There are two people that I would like to thank before concluding. That's Ellie Acheson, who is the spearhead for this, and also Nancy Scheibner who wrote this poem which is the last thing that I would like to read:
My entrance into the world of so-called "social problems"
Must be with quiet laughter, or not at all.
The hollow men of anger and bitterness
The bountiful ladies of righteous degradation
All must be left to a bygone age.
And the purpose of history is to provide a receptacle
For all those myths and oddments
Which oddly we have acquired
And from which we would become unburdened
To create a newer world
To translate the future into the past.
We have no need of false revolutions
In a world where categories tend to tyrannize our minds
And hang our wills up on narrow pegs.
It is well at every given moment to seek the limits in our lives.
And once those limits are understood
To understand that limitations no longer exist.

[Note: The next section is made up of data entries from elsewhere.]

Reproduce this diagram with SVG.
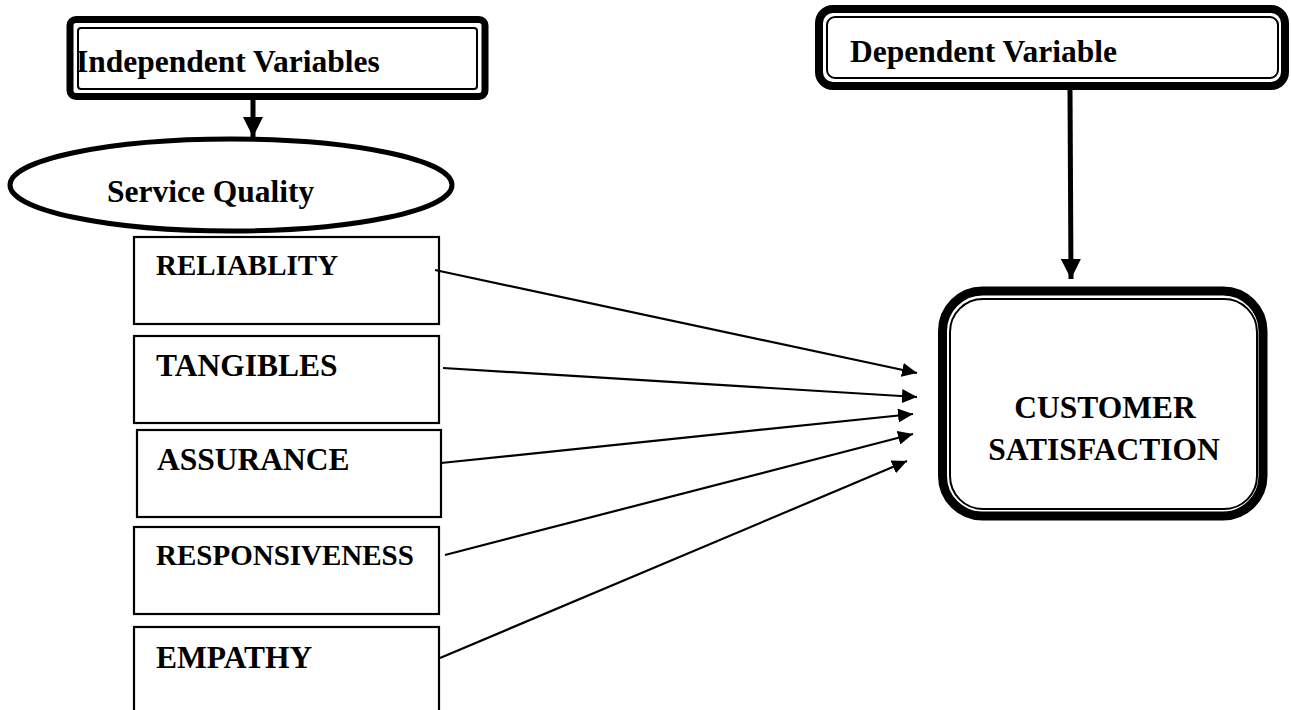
<svg xmlns="http://www.w3.org/2000/svg" width="1291" height="710" viewBox="0 0 1291 710">
<style>
  text { font-family: "Liberation Serif", "Times New Roman", serif; font-weight: bold; fill: #000; }
  .big { font-size: 31.5px; }
  .mid { font-size: 29px; }
  .box { fill: #fff; stroke: #000; stroke-width: 2.2; }
  .outer { fill: #fff; stroke: #000; }
  .inner { fill: none; stroke: #000; stroke-width: 2; }
  .conn { stroke: #000; stroke-width: 2.2; fill: none; }
  .thick { stroke: #000; stroke-width: 5; fill: none; }
</style>
<defs>
  <marker id="ah" markerWidth="15" markerHeight="14" refX="15" refY="7" orient="auto" markerUnits="userSpaceOnUse">
    <path d="M0,0 L15,7 L0,14 Z" fill="#000"/>
  </marker>
  <marker id="ahBig" markerWidth="20" markerHeight="20" refX="20" refY="10" orient="auto" markerUnits="userSpaceOnUse">
    <path d="M0,0 L20,10 L0,20 Z" fill="#000"/>
  </marker>
</defs>
<rect width="1291" height="710" fill="#fff"/>

<g id="independent">
  <rect class="outer" x="70" y="19.5" width="415" height="77" rx="6" stroke-width="7"/>
  <rect class="inner" x="78" y="28" width="399" height="61" rx="3"/>
  <text class="big" x="76" y="72">Independent Variables</text>
</g>

<g id="dependent">
  <rect class="outer" x="819" y="9" width="466" height="77" rx="14" stroke-width="8"/>
  <rect class="inner" x="827" y="17" width="451" height="61" rx="8"/>
  <text class="big" x="850" y="62">Dependent Variable</text>
</g>

<g id="service-quality">
  <ellipse cx="231" cy="185" rx="221" ry="46" fill="#fff" stroke="#000" stroke-width="5"/>
  <text class="big" x="107" y="202">Service Quality</text>
</g>

<g id="reliablity">
  <rect class="box" x="134" y="237" width="305" height="87"/>
  <text class="mid" x="156" y="275">RELIABLITY</text>
</g>
<g id="tangibles">
  <rect class="box" x="134" y="336" width="305" height="87"/>
  <text class="big" x="156" y="376">TANGIBLES</text>
</g>
<g id="assurance">
  <rect class="box" x="137" y="430" width="304" height="87"/>
  <text class="big" x="157" y="470">ASSURANCE</text>
</g>
<g id="responsiveness">
  <rect class="box" x="134" y="527" width="305" height="87"/>
  <text class="mid" x="156" y="565">RESPONSIVENESS</text>
</g>
<g id="empathy">
  <rect class="box" x="134" y="627" width="305" height="95"/>
  <text class="big" x="156" y="668">EMPATHY</text>
</g>

<g id="customer-satisfaction">
  <rect class="outer" x="942.5" y="291" width="320.5" height="225" rx="40" stroke-width="9"/>
  <rect class="inner" x="950" y="299" width="307" height="210" rx="33"/>
  <text class="big" x="1105" y="418" text-anchor="middle">CUSTOMER</text>
  <text class="big" x="1104" y="460" text-anchor="middle">SATISFACTION</text>
</g>

<g id="connectors">
  <line class="thick" x1="253" y1="100" x2="253" y2="137" marker-end="url(#ahBig)"/>
  <line class="thick" x1="1070" y1="90" x2="1071" y2="279" marker-end="url(#ahBig)"/>
  <line class="conn" x1="435" y1="270" x2="917" y2="373" marker-end="url(#ah)"/>
  <line class="conn" x1="443" y1="368" x2="917" y2="397" marker-end="url(#ah)"/>
  <line class="conn" x1="441" y1="463" x2="913" y2="414" marker-end="url(#ah)"/>
  <line class="conn" x1="445" y1="555" x2="913" y2="434" marker-end="url(#ah)"/>
  <line class="conn" x1="440" y1="658" x2="907" y2="461" marker-end="url(#ah)"/>
</g>
</svg>
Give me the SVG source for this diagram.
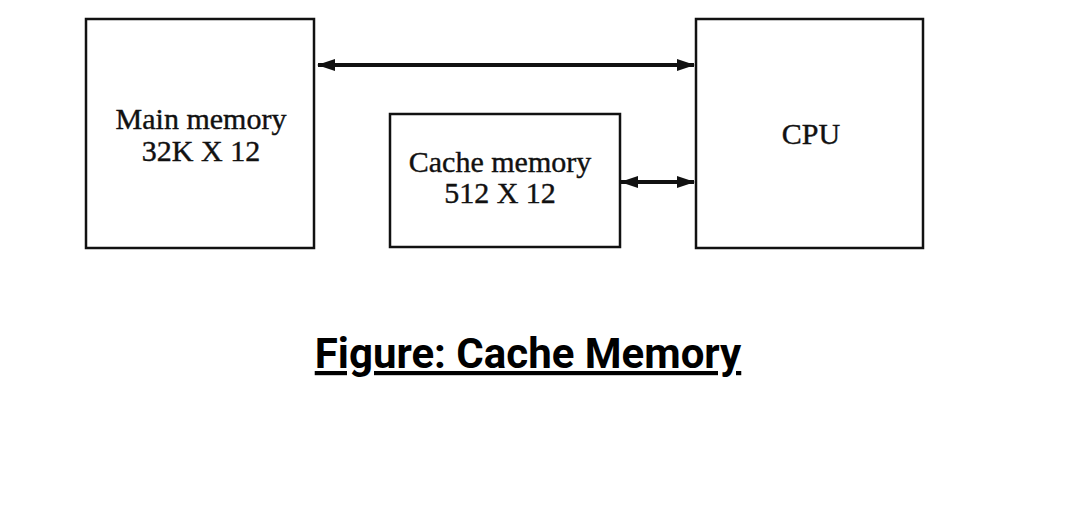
<svg xmlns="http://www.w3.org/2000/svg" width="1080" height="509" viewBox="0 0 1080 509">
<style>
.box{fill:#fff;stroke:#111;stroke-width:2.5}
.lbl{font-family:"Liberation Serif","Times New Roman",serif;font-size:30px;fill:#111;stroke:#111;stroke-width:0.4;text-anchor:middle}
.conn{stroke:#111;stroke-width:4;fill:none}
.cap{font-family:Roboto,"Liberation Sans",sans-serif;font-weight:bold;font-size:42px;fill:#000;text-anchor:middle;text-decoration:underline}
</style>
<defs>
<marker id="ah" viewBox="0 0 18 12" refX="17" refY="6" markerWidth="18" markerHeight="12" markerUnits="userSpaceOnUse" orient="auto-start-reverse">
<path d="M0,0 L18,6 L0,12 Z" fill="#111"/>
</marker>
</defs>
<rect width="1080" height="509" fill="#fff"/>
<g id="main-memory">
<rect class="box" x="86" y="19" width="228" height="229"/>
<text class="lbl" x="201" y="129">Main memory</text>
<text class="lbl" x="201" y="161">32K X 12</text>
</g>
<g id="cache-memory">
<rect class="box" x="390" y="114" width="230" height="133"/>
<text class="lbl" x="500" y="172">Cache memory</text>
<text class="lbl" x="500" y="203">512 X 12</text>
</g>
<g id="cpu">
<rect class="box" x="696" y="19" width="227" height="229"/>
<text class="lbl" x="811" y="144">CPU</text>
</g>
<g id="connectors">
<line class="conn" x1="318" y1="65" x2="694" y2="65" marker-start="url(#ah)" marker-end="url(#ah)"/>
<line class="conn" x1="621" y1="182" x2="694" y2="182" marker-start="url(#ah)" marker-end="url(#ah)"/>
</g>
<text class="cap" x="528" y="368">Figure: Cache Memory</text>
</svg>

Earth could be fair. And you and I must be free
Not to save the world in a glorious crusade
Not to kill ourselves with a nameless gnawing pain
But to practice with all the skill of our being
The art of making possible.
Thanks.
Det siger retorikerne:
Den 21-årige Hillary Diane Rodham holder en tale, der lægger vægt på sin generations (og herunder især kvindernes) ansvar for at gøre det umulige muligt, og her mener hun især, at det er på tide, at kvinder træder i karakter og tilkæmper sig en vigtigere rolle i samfundet, end de hidtil har haft. Hun bygger i den instans talen op med en antitetisk struktur, hvor hun på den ene side taler om fortiden og på den anden side om fremtiden. Desuden snakker hun også om det umulige over for det mulige og fællesskab over for individ. Hun lægger stor vægt på særligt tre værdier - integritet, tillid og respekt - hvilke hun argumenterer for, er essentielle i denne verden. På den måde tilfører hun også sin tale en form for huskeregel i livet til de øvrige dimittender, hvilket er noget, der ofte optræder i den slags dimissionstaler.
Udover den antitetiske opbygning som virkemiddel, bruger hun desuden stilfigurer som eksempelvis triaden i sin argumentation, og derved får hun også gjort talen lettere at huske for sit publikum ved at fremhæve tre værdier.